**The exercise:** The line containing "160, 180, 200]" marks the end: extract everything from the first line of the data through that line, exactly, with no pictures.
— START —
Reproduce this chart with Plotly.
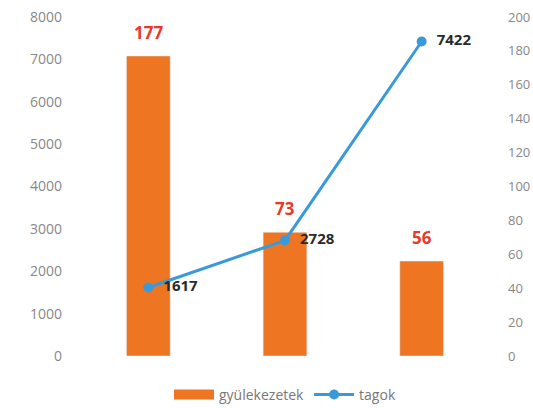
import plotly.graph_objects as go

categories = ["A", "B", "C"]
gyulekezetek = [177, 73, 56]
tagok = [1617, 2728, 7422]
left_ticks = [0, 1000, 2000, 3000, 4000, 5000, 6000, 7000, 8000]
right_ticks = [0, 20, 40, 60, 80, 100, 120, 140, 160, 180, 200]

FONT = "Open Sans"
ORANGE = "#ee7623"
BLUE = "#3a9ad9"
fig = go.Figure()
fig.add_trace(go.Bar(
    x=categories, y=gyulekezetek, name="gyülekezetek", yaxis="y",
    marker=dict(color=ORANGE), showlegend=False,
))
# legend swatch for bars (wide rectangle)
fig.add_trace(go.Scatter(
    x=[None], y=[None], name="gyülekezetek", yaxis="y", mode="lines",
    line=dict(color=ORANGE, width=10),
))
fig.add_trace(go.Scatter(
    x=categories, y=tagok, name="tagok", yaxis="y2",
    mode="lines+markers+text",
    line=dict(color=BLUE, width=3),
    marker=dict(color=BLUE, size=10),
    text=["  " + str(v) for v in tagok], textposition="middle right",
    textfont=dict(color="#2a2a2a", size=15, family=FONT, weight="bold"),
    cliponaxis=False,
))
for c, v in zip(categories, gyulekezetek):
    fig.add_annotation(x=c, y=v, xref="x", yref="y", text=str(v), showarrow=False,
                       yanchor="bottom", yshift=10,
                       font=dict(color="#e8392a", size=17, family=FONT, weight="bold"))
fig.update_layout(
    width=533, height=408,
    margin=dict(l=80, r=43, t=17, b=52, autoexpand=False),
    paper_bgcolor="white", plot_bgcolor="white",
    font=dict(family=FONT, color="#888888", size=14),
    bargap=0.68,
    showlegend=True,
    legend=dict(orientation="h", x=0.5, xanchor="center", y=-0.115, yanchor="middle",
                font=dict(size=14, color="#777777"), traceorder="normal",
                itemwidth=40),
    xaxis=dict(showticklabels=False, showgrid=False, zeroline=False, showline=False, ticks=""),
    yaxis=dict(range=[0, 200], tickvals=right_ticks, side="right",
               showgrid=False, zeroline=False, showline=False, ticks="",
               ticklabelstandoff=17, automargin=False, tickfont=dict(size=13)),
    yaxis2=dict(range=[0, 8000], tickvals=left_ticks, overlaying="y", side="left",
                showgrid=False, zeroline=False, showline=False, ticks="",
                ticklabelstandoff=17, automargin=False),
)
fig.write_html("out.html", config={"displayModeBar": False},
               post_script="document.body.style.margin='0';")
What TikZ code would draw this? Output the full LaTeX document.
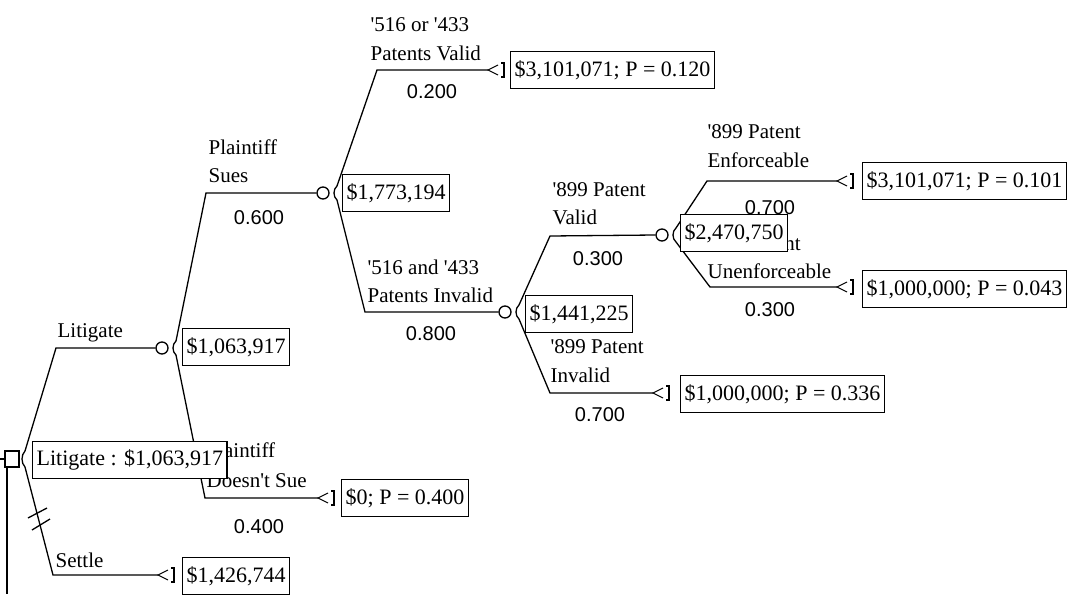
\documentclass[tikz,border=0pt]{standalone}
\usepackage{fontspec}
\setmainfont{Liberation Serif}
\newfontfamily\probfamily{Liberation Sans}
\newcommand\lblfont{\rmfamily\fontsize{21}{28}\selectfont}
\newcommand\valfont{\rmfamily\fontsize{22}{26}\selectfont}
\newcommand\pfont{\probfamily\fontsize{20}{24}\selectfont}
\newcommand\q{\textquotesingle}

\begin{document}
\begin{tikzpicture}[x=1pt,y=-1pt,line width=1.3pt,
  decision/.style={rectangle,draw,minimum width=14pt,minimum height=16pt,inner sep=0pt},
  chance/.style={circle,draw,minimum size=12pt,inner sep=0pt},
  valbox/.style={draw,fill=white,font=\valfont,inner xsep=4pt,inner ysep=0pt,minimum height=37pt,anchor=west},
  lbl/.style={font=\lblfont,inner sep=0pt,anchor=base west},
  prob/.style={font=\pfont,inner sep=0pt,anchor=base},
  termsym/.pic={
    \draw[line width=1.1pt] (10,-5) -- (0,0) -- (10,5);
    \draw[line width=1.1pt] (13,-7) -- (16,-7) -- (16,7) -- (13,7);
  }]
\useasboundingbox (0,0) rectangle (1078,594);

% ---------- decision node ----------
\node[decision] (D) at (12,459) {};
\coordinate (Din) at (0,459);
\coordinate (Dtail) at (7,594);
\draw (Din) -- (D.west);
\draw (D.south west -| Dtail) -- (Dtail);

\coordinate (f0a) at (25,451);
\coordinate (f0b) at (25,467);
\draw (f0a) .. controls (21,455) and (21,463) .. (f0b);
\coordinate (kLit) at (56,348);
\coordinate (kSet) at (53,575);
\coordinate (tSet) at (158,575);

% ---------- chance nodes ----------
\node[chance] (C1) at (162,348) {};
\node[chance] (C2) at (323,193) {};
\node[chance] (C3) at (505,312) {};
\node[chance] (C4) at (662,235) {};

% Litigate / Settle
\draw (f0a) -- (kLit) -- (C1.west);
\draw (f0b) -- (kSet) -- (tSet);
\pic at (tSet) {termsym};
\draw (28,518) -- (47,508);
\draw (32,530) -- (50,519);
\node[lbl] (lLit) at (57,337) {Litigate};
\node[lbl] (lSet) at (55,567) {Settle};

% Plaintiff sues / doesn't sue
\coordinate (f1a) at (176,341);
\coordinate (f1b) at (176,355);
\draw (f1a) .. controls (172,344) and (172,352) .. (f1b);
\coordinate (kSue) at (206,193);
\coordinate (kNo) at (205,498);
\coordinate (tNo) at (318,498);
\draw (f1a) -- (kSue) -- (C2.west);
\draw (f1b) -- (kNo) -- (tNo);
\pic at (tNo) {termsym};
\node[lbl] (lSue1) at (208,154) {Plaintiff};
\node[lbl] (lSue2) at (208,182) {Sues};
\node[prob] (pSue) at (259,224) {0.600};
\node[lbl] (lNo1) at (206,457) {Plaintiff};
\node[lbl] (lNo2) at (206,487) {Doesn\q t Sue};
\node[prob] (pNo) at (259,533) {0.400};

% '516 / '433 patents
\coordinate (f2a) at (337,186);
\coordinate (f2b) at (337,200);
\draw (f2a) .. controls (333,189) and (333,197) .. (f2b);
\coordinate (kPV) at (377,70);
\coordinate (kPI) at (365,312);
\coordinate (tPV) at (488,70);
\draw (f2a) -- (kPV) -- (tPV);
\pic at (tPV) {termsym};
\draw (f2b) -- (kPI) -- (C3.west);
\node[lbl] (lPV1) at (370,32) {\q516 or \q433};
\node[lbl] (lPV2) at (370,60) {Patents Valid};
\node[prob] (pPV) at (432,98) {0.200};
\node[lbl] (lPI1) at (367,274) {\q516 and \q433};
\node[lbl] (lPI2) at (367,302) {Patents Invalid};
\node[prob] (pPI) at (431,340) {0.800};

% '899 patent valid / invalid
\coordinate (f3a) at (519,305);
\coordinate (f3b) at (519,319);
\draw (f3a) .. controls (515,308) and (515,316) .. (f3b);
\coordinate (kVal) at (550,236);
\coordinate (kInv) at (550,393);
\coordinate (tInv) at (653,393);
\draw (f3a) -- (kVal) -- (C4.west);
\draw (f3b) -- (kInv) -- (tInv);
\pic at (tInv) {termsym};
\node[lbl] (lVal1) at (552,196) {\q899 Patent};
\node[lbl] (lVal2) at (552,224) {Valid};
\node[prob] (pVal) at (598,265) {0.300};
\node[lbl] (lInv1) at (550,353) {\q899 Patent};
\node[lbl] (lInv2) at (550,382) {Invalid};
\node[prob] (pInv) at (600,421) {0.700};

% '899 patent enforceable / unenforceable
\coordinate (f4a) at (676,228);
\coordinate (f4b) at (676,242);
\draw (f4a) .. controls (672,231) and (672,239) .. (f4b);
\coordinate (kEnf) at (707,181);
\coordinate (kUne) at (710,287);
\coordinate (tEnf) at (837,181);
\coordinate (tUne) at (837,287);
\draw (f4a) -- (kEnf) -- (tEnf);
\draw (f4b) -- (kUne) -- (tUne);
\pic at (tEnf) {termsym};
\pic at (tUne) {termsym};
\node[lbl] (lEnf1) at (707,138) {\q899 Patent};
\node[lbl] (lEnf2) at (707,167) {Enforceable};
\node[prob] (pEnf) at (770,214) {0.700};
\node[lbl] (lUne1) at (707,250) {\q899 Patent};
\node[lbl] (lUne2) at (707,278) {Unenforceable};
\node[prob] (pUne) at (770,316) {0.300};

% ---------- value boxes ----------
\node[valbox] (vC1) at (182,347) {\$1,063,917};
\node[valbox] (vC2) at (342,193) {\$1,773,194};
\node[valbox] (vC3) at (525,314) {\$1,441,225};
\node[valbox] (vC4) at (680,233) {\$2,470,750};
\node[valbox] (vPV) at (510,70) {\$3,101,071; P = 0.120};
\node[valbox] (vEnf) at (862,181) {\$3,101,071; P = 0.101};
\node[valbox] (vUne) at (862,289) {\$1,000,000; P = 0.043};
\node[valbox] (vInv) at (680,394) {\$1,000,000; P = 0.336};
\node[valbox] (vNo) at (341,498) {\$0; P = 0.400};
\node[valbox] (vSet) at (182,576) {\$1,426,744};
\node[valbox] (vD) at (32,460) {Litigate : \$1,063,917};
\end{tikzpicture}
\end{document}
— END —
**Answer below:**
Reproduce this chart with Plotly.
import plotly.graph_objects as go

categories = ["A", "B", "C"]
gyulekezetek = [177, 73, 56]
tagok = [1617, 2728, 7422]
left_ticks = [0, 1000, 2000, 3000, 4000, 5000, 6000, 7000, 8000]
right_ticks = [0, 20, 40, 60, 80, 100, 120, 140, 160, 180, 200]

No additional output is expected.